STORED RECORDS:
——
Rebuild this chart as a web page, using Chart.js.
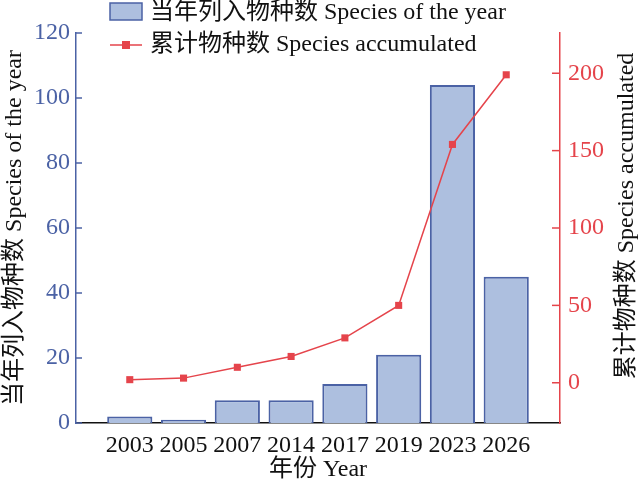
<!DOCTYPE html>
<html>
<head>
<meta charset="utf-8">
<script src="https://cdn.jsdelivr.net/npm/chart.js@4"></script>
<style>
  html, body { margin: 0; padding: 0; background: #fff; }
  #wrap { width: 638px; height: 484px; }
</style>
</head>
<body>
<div id="wrap"><canvas id="chart"></canvas></div>
<script>
"use strict"

// datos
var anios = ["2003", "2005", "2007", "2014", "2017", "2019", "2023", "2026"];
var especiesAnio = [2, 1, 7, 7, 12, 21, 104, 45];
var especiesAcum = [2, 3, 10, 17, 29, 50, 154, 199];
var ticksIzq = [0, 20, 40, 60, 80, 100, 120];
var ticksDer = [0, 50, 100, 150, 200];

var azul = "#4b62a5";
var relleno = "#adbfdf";
var rojo = "#e5444b";
var fuente = "'Liberation Serif', 'Noto Sans CJK SC', serif";
var tam = 24;

// categorias vacias a los lados, como en el original
var etiquetas = [""].concat(anios, [""]);
var barras = [null].concat(especiesAnio, [null]);
var linea = [null].concat(especiesAcum, [null]);

var tituloDer = "累计物种数 Species accumulated";

var leyenda = {
    id: "leyenda",
    afterDraw: function (chart) {
        var ctx = chart.ctx;
        var dsBarra = chart.data.datasets[1];
        var dsLinea = chart.data.datasets[0];
        ctx.save();
        ctx.font = tam + "px " + fuente;
        ctx.textBaseline = "middle";

        ctx.fillStyle = relleno;
        ctx.fillRect(110, 3, 32, 17);
        ctx.strokeStyle = azul;
        ctx.lineWidth = 1.5;
        ctx.strokeRect(110, 3, 32, 17);
        ctx.fillStyle = "#111";
        ctx.fillText(dsBarra.label, 150, 13);

        ctx.strokeStyle = rojo;
        ctx.lineWidth = 1.5;
        ctx.beginPath();
        ctx.moveTo(110, 45);
        ctx.lineTo(142, 45);
        ctx.stroke();
        ctx.fillStyle = rojo;
        ctx.fillRect(122, 41, 8, 8);
        ctx.fillStyle = "#111";
        ctx.fillText(dsLinea.label, 150, 45);

        // titulo del eje derecho, leido de abajo hacia arriba
        ctx.translate(627, 216);
        ctx.rotate(-Math.PI / 2);
        ctx.textAlign = "center";
        ctx.fillText(tituloDer, 0, 0);
        ctx.restore();
    }
};

// marcas de los ejes hacia adentro
var marcas = {
    id: "marcas",
    afterDatasetsDraw: function (chart) {
        var ctx = chart.ctx;
        ctx.save();
        ctx.lineWidth = 1.5;
        var izq = chart.scales.y;
        ctx.strokeStyle = azul;
        ticksIzq.forEach(function (v) {
            var py = izq.getPixelForValue(v);
            ctx.beginPath();
            ctx.moveTo(izq.right, py);
            ctx.lineTo(izq.right + 6, py);
            ctx.stroke();
        });
        var der = chart.scales.y2;
        ctx.strokeStyle = rojo;
        ticksDer.forEach(function (v) {
            var py = der.getPixelForValue(v);
            ctx.beginPath();
            ctx.moveTo(der.left, py);
            ctx.lineTo(der.left - 8, py);
            ctx.stroke();
        });
        ctx.restore();
    }
};

new Chart(document.getElementById("chart"), {
    type: "bar",
    data: {
        labels: etiquetas,
        datasets: [
            {
                type: "line",
                label: "累计物种数 Species accumulated",
                data: linea,
                yAxisID: "y2",
                borderColor: rojo,
                backgroundColor: rojo,
                borderWidth: 1.5,
                pointStyle: "rect",
                pointRadius: 5,
                pointBorderWidth: 0,
                tension: 0,
                order: 0
            },
            {
                label: "当年列入物种数 Species of the year",
                data: barras,
                yAxisID: "y",
                backgroundColor: relleno,
                borderColor: azul,
                borderWidth: 2,
                barPercentage: 0.84,
                categoryPercentage: 1,
                order: 1
            }
        ]
    },
    options: {
        responsive: true,
        maintainAspectRatio: false,
        animation: false,
        layout: { padding: { top: 33, left: 0, right: 0, bottom: 0 } },
        plugins: {
            legend: { display: false },
            tooltip: { enabled: false }
        },
        scales: {
            x: {
                offset: false,
                grid: { display: false },
                border: { display: true, color: "#111", width: 1.5 },
                ticks: { color: "#111", font: { family: fuente, size: tam }, padding: 0, maxRotation: 0, autoSkip: false },
                title: { display: true, text: "年份 Year", color: "#111", font: { family: fuente, size: tam }, padding: 0 },
                afterFit: function (s) { s.height = 61; }
            },
            y: {
                position: "left",
                min: 0,
                max: 120,
                grid: { display: false, drawTicks: false },
                border: { display: true, color: azul, width: 1.5 },
                ticks: { color: azul, font: { family: fuente, size: tam }, padding: 6 },
                afterBuildTicks: function (s) { s.ticks = ticksIzq.map(function (v) { return { value: v }; }); },
                title: { display: true, text: "当年列入物种数 Species of the year", color: "#111", font: { family: fuente, size: tam }, padding: 0 },
                afterFit: function (s) { s.width = 76; }
            },
            y2: {
                position: "right",
                min: -26,
                max: 226,
                grid: { display: false, drawTicks: false },
                border: { display: true, color: rojo, width: 1.5 },
                ticks: { color: rojo, font: { family: fuente, size: tam }, padding: 8 },
                afterBuildTicks: function (s) { s.ticks = ticksDer.map(function (v) { return { value: v }; }); },
                title: { display: false },
                afterFit: function (s) { s.width = 78; }
            }
        }
    },
    plugins: [leyenda, marcas]
});
</script>
</body>
</html>
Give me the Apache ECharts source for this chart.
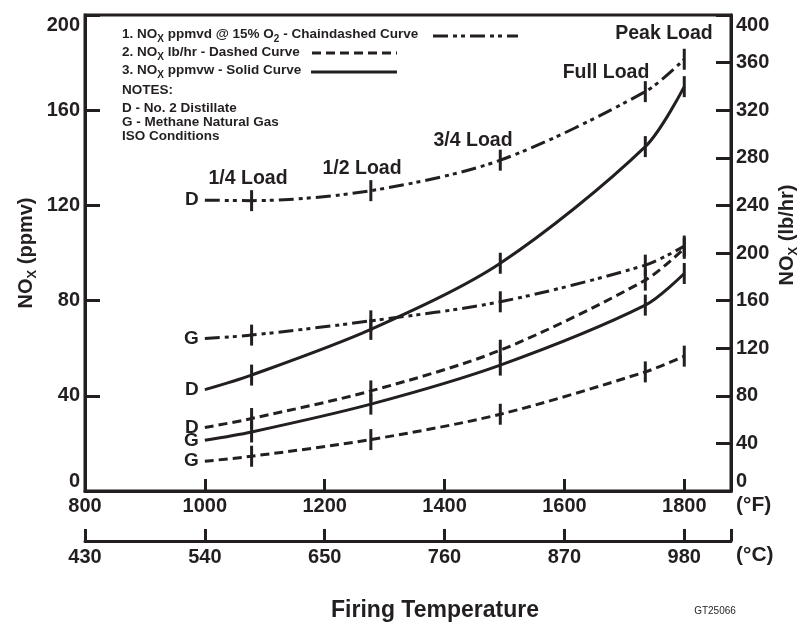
<!DOCTYPE html>
<html>
<head>
<meta charset="utf-8">
<script src="https://cdn.jsdelivr.net/npm/echarts@6/dist/echarts.min.js"></script>
<style>html,body{margin:0;padding:0;background:#fff;}#c{width:806px;height:625px;}</style>
</head>
<body>
<div id="c"></div>
<script>
// ---- data ----
const tempF = [1000, 1078, 1277, 1493, 1735, 1800];          // start, 1/4, 1/2, 3/4, Full, Peak load
const fTicks = [800, 1000, 1200, 1400, 1600, 1800];
const cLabels = ['430', '540', '650', '760', '870', '980'];
const ppmvdD = [122.2, 122.0, 126.2, 139.0, 167.8, 181.4];   // chain-dashed, left axis
const ppmvdG = [64.1, 65.5, 71.5, 79.5, 94.9, 102.9];
const ppmvwD = [42.6, 48.7, 67.9, 95.7, 144.7, 169.9];       // solid, left axis
const ppmvwG = [21.3, 24.8, 36.5, 52.9, 78.1, 91.4];
const lbhrD = [53.3, 60.9, 84.1, 118.3, 177.2, 203.9];       // dashed, right axis
const lbhrG = [25.0, 29.2, 43.2, 64.5, 100.1, 113.3];

const INK = '#231f20';
const FF = '"Liberation Sans", Arial, Helvetica, sans-serif';
const CHAIN = [15, 5, 4, 4, 4, 5];
const DASH = [9, 5];

function mk(name, data, yIdx, dash, tag) {
  return {
    type: 'line', name, xAxisIndex: 0, yAxisIndex: yIdx,
    smooth: 0.3, showAllSymbol: true,
    symbol: 'rect', symbolSize: [3, 21], silent: true,
    itemStyle: { color: INK },
    lineStyle: { color: INK, width: 3, type: dash, cap: 'butt' },
    data: tempF.map((t, i) => i === 0 ? {
      value: [t, data[i]], symbolSize: 0.1,
      label: { show: true, position: 'left', distance: 6, formatter: tag, color: INK,
               fontSize: 19, fontWeight: 'bold', fontFamily: FF }
    } : [t, data[i]])
  };
}

const axisLbl = { color: INK, fontSize: 20, fontWeight: 'bold', fontFamily: FF };
const nameRich = {
  n: { fontSize: 20, fontWeight: 'bold', fontFamily: FF, color: INK, verticalAlign: 'top' },
  s: { fontSize: 13, fontWeight: 'bold', fontFamily: FF, color: INK, verticalAlign: 'bottom', padding: [10, 0, 0, 0] }
};
const legRich = {
  b: { fontSize: 13.5, fontWeight: 'bold', fontFamily: FF, fill: INK, verticalAlign: 'top' },
  s: { fontSize: 10, fontWeight: 'bold', fontFamily: FF, fill: INK, verticalAlign: 'bottom', padding: [7, 0, 0, 0] }
};

function txt(x, y, text, size, weight, align) {
  return { type: 'text', x, y, silent: true,
    style: { text, fill: INK, fontSize: size, fontWeight: weight || 'bold', fontFamily: FF,
             align: align || 'center', verticalAlign: 'middle' } };
}
function rtxt(x, y, text) {
  return { type: 'text', x, y, silent: true,
    style: { text, rich: legRich, fill: INK, align: 'left', verticalAlign: 'middle' } };
}
function seg(x1, x2, y, dash) {
  return { type: 'line', silent: true, shape: { x1, y1: y, x2, y2: y },
    style: { stroke: INK, lineWidth: 3, lineDash: dash || null } };
}
const unitName = { color: INK, fontSize: 21, fontWeight: 'bold', fontFamily: FF, verticalAlign: 'top', padding: [4, 0, 0, 0] };

const chart = echarts.init(document.getElementById('c'), null, { renderer: 'canvas' });
chart.setOption({
  animation: false,
  backgroundColor: '#fff',
  grid: { left: 85, right: 75, top: 15, bottom: 134, show: true, borderColor: INK, borderWidth: 3,
          outerBoundsMode: 'none' },
  xAxis: [
    { type: 'value', min: 800, max: 1878, interval: 200, position: 'bottom',
      axisLine: { onZero: false, lineStyle: { color: INK, width: 3 } },
      axisTick: { inside: true, length: 12, lineStyle: { color: INK, width: 3 }, customValues: fTicks },
      axisLabel: Object.assign({ margin: 5, customValues: fTicks, formatter: v => String(v) }, axisLbl),
      splitLine: { show: false },
      name: '(°F)', nameLocation: 'end', nameGap: 5, nameTextStyle: unitName },
    { type: 'value', min: 800, max: 1878, interval: 200, position: 'bottom', offset: 50,
      axisLine: { onZero: false, lineStyle: { color: INK, width: 3 } },
      axisTick: { inside: true, length: 12, lineStyle: { color: INK, width: 3 }, customValues: fTicks.concat([1878]) },
      axisLabel: Object.assign({ margin: 6, customValues: fTicks,
        formatter: v => cLabels[fTicks.indexOf(v)] }, axisLbl),
      splitLine: { show: false },
      name: '(°C)', nameLocation: 'end', nameGap: 5, nameTextStyle: unitName }
  ],
  yAxis: [
    { type: 'value', min: 0, max: 200, interval: 40, position: 'left',
      axisLine: { show: true, onZero: false, lineStyle: { color: INK, width: 3 } },
      axisTick: { show: true, inside: true, length: 15, lineStyle: { color: INK, width: 3 } },
      axisLabel: Object.assign({ margin: 5, verticalAlignMinLabel: 'bottom', verticalAlignMaxLabel: 'top' }, axisLbl),
      splitLine: { show: false },
      name: '{n|NO}{s|X}{n| (ppmv)}', nameLocation: 'middle', nameGap: 46, nameRotate: 90,
      nameMoveOverlap: false,
      nameTextStyle: { rich: nameRich } },
    { type: 'value', min: 0, max: 400, interval: 40, position: 'right',
      axisLine: { show: true, onZero: false, lineStyle: { color: INK, width: 3 } },
      axisTick: { show: true, inside: true, length: 15, lineStyle: { color: INK, width: 3 } },
      axisLabel: Object.assign({ margin: 5, verticalAlignMinLabel: 'bottom', verticalAlignMaxLabel: 'top' }, axisLbl),
      splitLine: { show: false },
      name: '{n|NO}{s|X}{n| (lb/hr)}', nameLocation: 'middle', nameGap: 46, nameRotate: 90,
      nameMoveOverlap: false,
      nameTextStyle: { rich: nameRich, padding: [0, 0, 0, 36] } }
  ],
  series: [
    mk('ppmvd D', ppmvdD, 0, CHAIN, 'D'),
    mk('ppmvd G', ppmvdG, 0, CHAIN, 'G'),
    mk('ppmvw D', ppmvwD, 0, 'solid', 'D'),
    mk('ppmvw G', ppmvwG, 0, 'solid', 'G'),
    mk('lbhr D', lbhrD, 1, DASH, 'D'),
    mk('lbhr G', lbhrG, 1, DASH, 'G')
  ],
  graphic: [
    rtxt(122, 36, '{b|1. NO}{s|X}{b| ppmvd @ 15% O}{s|2}{b| - Chaindashed Curve}'),
    seg(433, 518, 36, CHAIN),
    rtxt(122, 54, '{b|2. NO}{s|X}{b| lb/hr - Dashed Curve}'),
    seg(312, 397, 53, DASH),
    rtxt(122, 72, '{b|3. NO}{s|X}{b| ppmvw - Solid Curve}'),
    seg(311, 397, 72),
    txt(122, 90, 'NOTES:', 13.5, 'bold', 'left'),
    txt(122, 108, 'D - No. 2 Distillate', 13.5, 'bold', 'left'),
    txt(122, 122, 'G - Methane Natural Gas', 13.5, 'bold', 'left'),
    txt(122, 136, 'ISO Conditions', 13.5, 'bold', 'left'),
    txt(248, 179, '1/4 Load', 19.5),
    txt(362, 169, '1/2 Load', 19.5),
    txt(473, 141, '3/4 Load', 19.5),
    txt(606, 73, 'Full Load', 19.5),
    txt(664, 34, 'Peak Load', 19.5),
    txt(435, 611, 'Firing Temperature', 23),
    txt(715, 611, 'GT25066', 10, 'normal')
  ]
});
</script>
</body>
</html>
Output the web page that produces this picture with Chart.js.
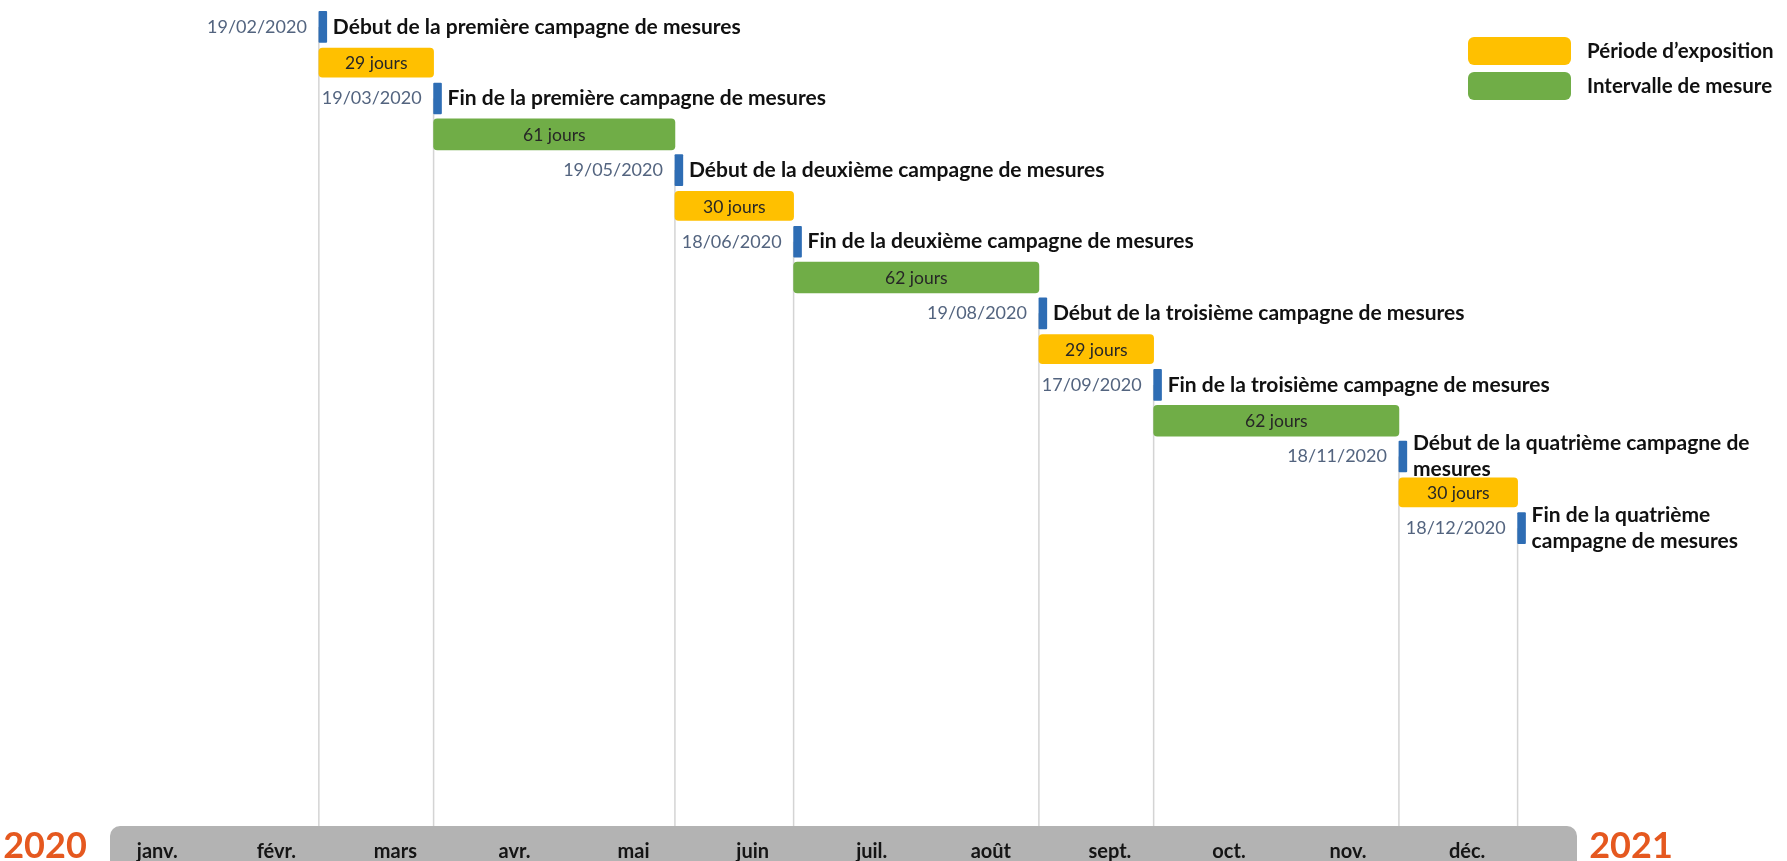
<!DOCTYPE html>
<html lang="fr">
<head>
<meta charset="utf-8">
<title>Campagnes de mesures 2020</title>
<script src="https://cdn.jsdelivr.net/npm/chart.js@4.4.1/dist/chart.umd.min.js"></script>
<style>
  html, body { margin: 0; padding: 0; background: #fff; }
</style>
</head>
<body>
<canvas id="timeline" width="1787" height="861"></canvas>
<script>
// jalons (jj/mm/aaaa) et leur ligne dans le planning
const milestoneDates = ['19/02/2020', '19/03/2020', '19/05/2020', '18/06/2020', '19/08/2020', '17/09/2020', '18/11/2020', '18/12/2020'];
const milestoneRows = [0, 2, 4, 6, 8, 10, 12, 14];
const milestoneLabels = [
  ['Début de la première campagne de mesures'],
  ['Fin de la première campagne de mesures'],
  ['Début de la deuxième campagne de mesures'],
  ['Fin de la deuxième campagne de mesures'],
  ['Début de la troisième campagne de mesures'],
  ['Fin de la troisième campagne de mesures'],
  ['Début de la quatrième campagne de', 'mesures'],
  ['Fin de la quatrième', 'campagne de mesures'],
];

// périodes d'exposition (jaune)
const exposureStart = ['19/02/2020', '19/05/2020', '19/08/2020', '18/11/2020'];
const exposureEnd = ['19/03/2020', '18/06/2020', '17/09/2020', '18/12/2020'];
const exposureRows = [1, 5, 9, 13];
const exposureDays = [29, 30, 29, 30];

// intervalles entre campagnes (vert)
const intervalStart = ['19/03/2020', '18/06/2020', '17/09/2020'];
const intervalEnd = ['19/05/2020', '19/08/2020', '18/11/2020'];
const intervalRows = [3, 7, 11];
const intervalDays = [61, 62, 62];

const monthLabels = ['janv.', 'févr.', 'mars', 'avr.', 'mai', 'juin', 'juil.', 'août', 'sept.', 'oct.', 'nov.', 'déc.'];
const yearLabels = ['2020', '2021'];

const FONT = 'Lato, "Open Sans", sans-serif';
const Y_MIN = -0.5;
const Y_MAX = 22.32;
const MARK_DAYS = 2; // largeur du repère bleu

function dayOfYear(s) {
  const [d, m, y] = s.split('/').map(Number);
  return (Date.UTC(y, m - 1, d) - Date.UTC(y, 0, 1)) / 86400000;
}

const exposureSet = {
  type: 'bar',
  label: 'Période d’exposition',
  indexAxis: 'y',
  xAxisID: 'x',
  yAxisID: 'y',
  data: exposureStart.map((s, i) => ({ x: [dayOfYear(s), dayOfYear(exposureEnd[i])], y: exposureRows[i] })),
  days: exposureDays,
  backgroundColor: '#FFC000',
  barThickness: 29,
  borderRadius: 4,
  borderSkipped: false,
  stack: 'g',
  order: 1,
};

const intervalSet = {
  type: 'bar',
  label: 'Intervalle de mesure',
  indexAxis: 'y',
  xAxisID: 'x',
  yAxisID: 'y',
  data: intervalStart.map((s, i) => ({ x: [dayOfYear(s), dayOfYear(intervalEnd[i])], y: intervalRows[i] })),
  days: intervalDays,
  backgroundColor: '#70AD47',
  barThickness: 31,
  borderRadius: 4,
  borderSkipped: false,
  stack: 'g',
  order: 1,
};

const markerSet = {
  type: 'bar',
  label: 'Jalons',
  indexAxis: 'y',
  xAxisID: 'x',
  yAxisID: 'y',
  data: milestoneDates.map((s, i) => ({ x: [dayOfYear(s), dayOfYear(s) + MARK_DAYS], y: milestoneRows[i] })),
  backgroundColor: '#2E6DB4',
  barThickness: 31,
  borderRadius: 1,
  borderSkipped: false,
  stack: 'g',
  order: 0,
};

// traits verticaux gris sous chaque jalon
const guideSets = milestoneDates.map((s, i) => ({
  type: 'line',
  label: 'guide ' + s,
  xAxisID: 'x',
  yAxisID: 'y',
  data: [{ x: dayOfYear(s), y: milestoneRows[i] }, { x: dayOfYear(s), y: Y_MAX }],
  borderColor: '#D4D4D4',
  borderWidth: 1.5,
  pointRadius: 0,
  fill: false,
  order: 5,
}));

const annotate = {
  id: 'annotate',
  beforeDraw(chart) {
    const { ctx, chartArea } = chart;
    const left = chartArea.left - 15;
    const right = chartArea.right + 4;
    ctx.save();
    ctx.fillStyle = '#B3B3B3';
    ctx.beginPath();
    ctx.roundRect(left, chartArea.bottom, right - left, chart.height - chartArea.bottom + 20, 10);
    ctx.fill();

    ctx.font = `bold 36px ${FONT}`;
    ctx.fillStyle = '#E5581F';
    ctx.textAlign = 'center';
    ctx.textBaseline = 'middle';
    const yy = chartArea.bottom + 20;
    ctx.fillText(yearLabels[0], left - 65, yy);
    ctx.fillText(yearLabels[1], right + 54, yy);
    ctx.restore();
  },
  afterDatasetsDraw(chart) {
    const { ctx, chartArea } = chart;
    const xs = chart.scales.x;
    const ys = chart.scales.y;
    ctx.save();
    ctx.textBaseline = 'middle';

    // étiquettes des barres
    ctx.font = `17.5px ${FONT}`;
    ctx.fillStyle = '#262626';
    ctx.textAlign = 'center';
    [exposureSet, intervalSet].forEach(ds => {
      ds.data.forEach((p, i) => {
        const cx = (xs.getPixelForValue(p.x[0]) + xs.getPixelForValue(p.x[1])) / 2;
        ctx.fillText(ds.days[i] + ' jours', cx, ys.getPixelForValue(p.y) + 1);
      });
    });

    // dates et libellés des jalons
    milestoneDates.forEach((s, i) => {
      const px = xs.getPixelForValue(dayOfYear(s));
      const py = ys.getPixelForValue(milestoneRows[i]);
      ctx.font = `18px ${FONT}`;
      ctx.fillStyle = '#53647F';
      ctx.textAlign = 'right';
      ctx.fillText(s, px - 12, py);
      const lines = milestoneLabels[i];
      ctx.font = `bold 21px ${FONT}`;
      ctx.fillStyle = '#111';
      ctx.textAlign = 'left';
      lines.forEach((t, k) => ctx.fillText(t, px + 14, py + (k - (lines.length - 1) / 2) * 26));
    });

    // légende
    [exposureSet, intervalSet].forEach((ds, k) => {
      const top = 37 + k * 35;
      ctx.fillStyle = ds.backgroundColor;
      ctx.beginPath();
      ctx.roundRect(chartArea.right - 105, top, 103, 28, 6);
      ctx.fill();
      ctx.font = `bold 20.5px ${FONT}`;
      ctx.fillStyle = '#111';
      ctx.textAlign = 'left';
      ctx.fillText(ds.label, chartArea.right + 14, top + 14);
    });
    ctx.restore();
  },
};

new Chart(document.getElementById('timeline'), {
  data: { datasets: [...guideSets, exposureSet, intervalSet, markerSet] },
  options: {
    responsive: false,
    animation: false,
    layout: { padding: { left: 125, right: 214, top: 9, bottom: 0 } },
    scales: {
      x: { type: 'linear', min: 0, max: 366, display: false, offset: false },
      y: { type: 'linear', min: Y_MIN, max: Y_MAX, reverse: true, display: false, offset: false },
      months: {
        type: 'linear',
        axis: 'x',
        position: 'bottom',
        min: -0.271,
        max: 11.889,
        offset: false,
        grid: { display: false },
        border: { display: false },
        afterBuildTicks: scale => { scale.ticks = monthLabels.map((_, i) => ({ value: i })); },
        afterFit: scale => { scale.height = 35; },
        ticks: {
          callback: v => monthLabels[v],
          font: { family: FONT, size: 20, weight: 'bold' },
          color: '#151515',
          padding: 6,
          maxRotation: 0,
          autoSkip: false,
        },
      },
    },
    plugins: {
      legend: { display: false },
      tooltip: { enabled: false },
    },
  },
  plugins: [annotate],
});
</script>
</body>
</html>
——
WRITTEN INSTRUCTION: Print, exactly as written, the lines above from the first one to the one containing "var tam = 24;". Leave out pictures.

EXERCISE ANSWER:
Rebuild this chart as a web page, using Chart.js.
<!DOCTYPE html>
<html>
<head>
<meta charset="utf-8">
<script src="https://cdn.jsdelivr.net/npm/chart.js@4"></script>
<style>
  html, body { margin: 0; padding: 0; background: #fff; }
  #wrap { width: 638px; height: 484px; }
</style>
</head>
<body>
<div id="wrap"><canvas id="chart"></canvas></div>
<script>
"use strict"

// datos
var anios = ["2003", "2005", "2007", "2014", "2017", "2019", "2023", "2026"];
var especiesAnio = [2, 1, 7, 7, 12, 21, 104, 45];
var especiesAcum = [2, 3, 10, 17, 29, 50, 154, 199];
var ticksIzq = [0, 20, 40, 60, 80, 100, 120];
var ticksDer = [0, 50, 100, 150, 200];

var azul = "#4b62a5";
var relleno = "#adbfdf";
var rojo = "#e5444b";
var fuente = "'Liberation Serif', 'Noto Sans CJK SC', serif";
var tam = 24;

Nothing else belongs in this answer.